[llvm] AMDGPU: Fix temporal divergence introduced by machine-sink and performance regression introduced by D155343 (PR #67456)

Thu Oct 5 17:12:18 PDT 2023

nhaehnle wrote:

> > Does that make sense? Whatever PostRAMachineSink is trying to do, surely it shouldn't need target-specific block prologue logic to understand that a def can't be sunk past its use...
> 
> https://reviews.llvm.org/D121277. Target-prologue instructions are not checked for "def can't be sunk past its use" but skipped as part of SkipPHIsAndLabels. They have to be checked somewhere. Maybe we could remove some checks from blockPrologueInterferes?

It looks like this new change totally supersedes what D121277 was trying to do. Perhaps it can be reverted in its entirety?

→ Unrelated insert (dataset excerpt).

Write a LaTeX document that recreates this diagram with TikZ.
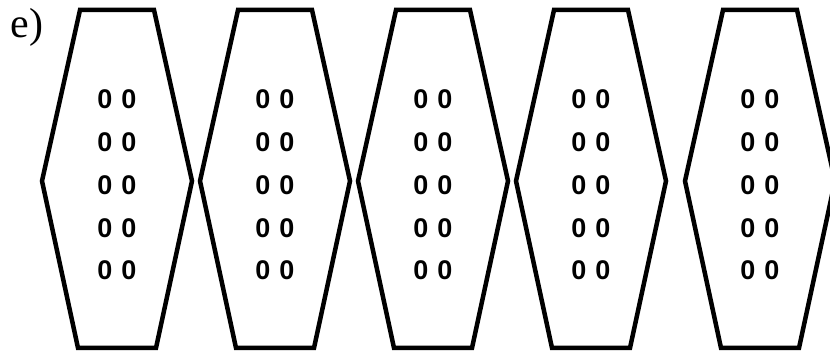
\documentclass[tikz,border=0pt]{standalone}
\usepackage{fontspec}
\setmainfont{Liberation Serif}
\newfontfamily\digitfont{Liberation Sans}

\begin{document}
\begin{tikzpicture}[x=1pt,y=-1pt,line width=4.5pt,line join=miter,
  cell/.style={font=\digitfont\bfseries\fontsize{27}{27}\selectfont,inner sep=0pt}]
  \useasboundingbox (0,0) rectangle (830,352);
  \node[font=\fontsize{42}{42}\selectfont,inner sep=0pt] (lbl) at (27,27) {e)};
  \foreach \i/\cx in {1/117,2/275,3/433,4/591,5/760}{
    \coordinate (hex\i) at (\cx,181);
    \draw (\cx-37,10) -- (\cx+37,10) -- (\cx+75,181) -- (\cx+39,348)
      -- (\cx-39,348) -- (\cx-75,181) -- cycle;
    \foreach \j/\cy in {1/99,2/142,3/185,4/228,5/270}
      \node[cell] (h\i r\j) at (\cx,\cy) {0\hspace{9pt}0};
  }
\end{tikzpicture}
\end{document}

> I think we need to stop adding these extremely specific hooks that just identify problematic situations and hack around them in individual transforms. I think we need to move towards fully modeling the uniform and divergent CFGs in MachineBasicBlock, and use dedicated restricted pseudo-copies where there's a potential temporal divergence issue

I agree. Do we actually have a proposal for how this should look? I've seen some ideas and had some myself, but haven't seen anything fully coherent yet.

https://github.com/llvm/llvm-project/pull/67456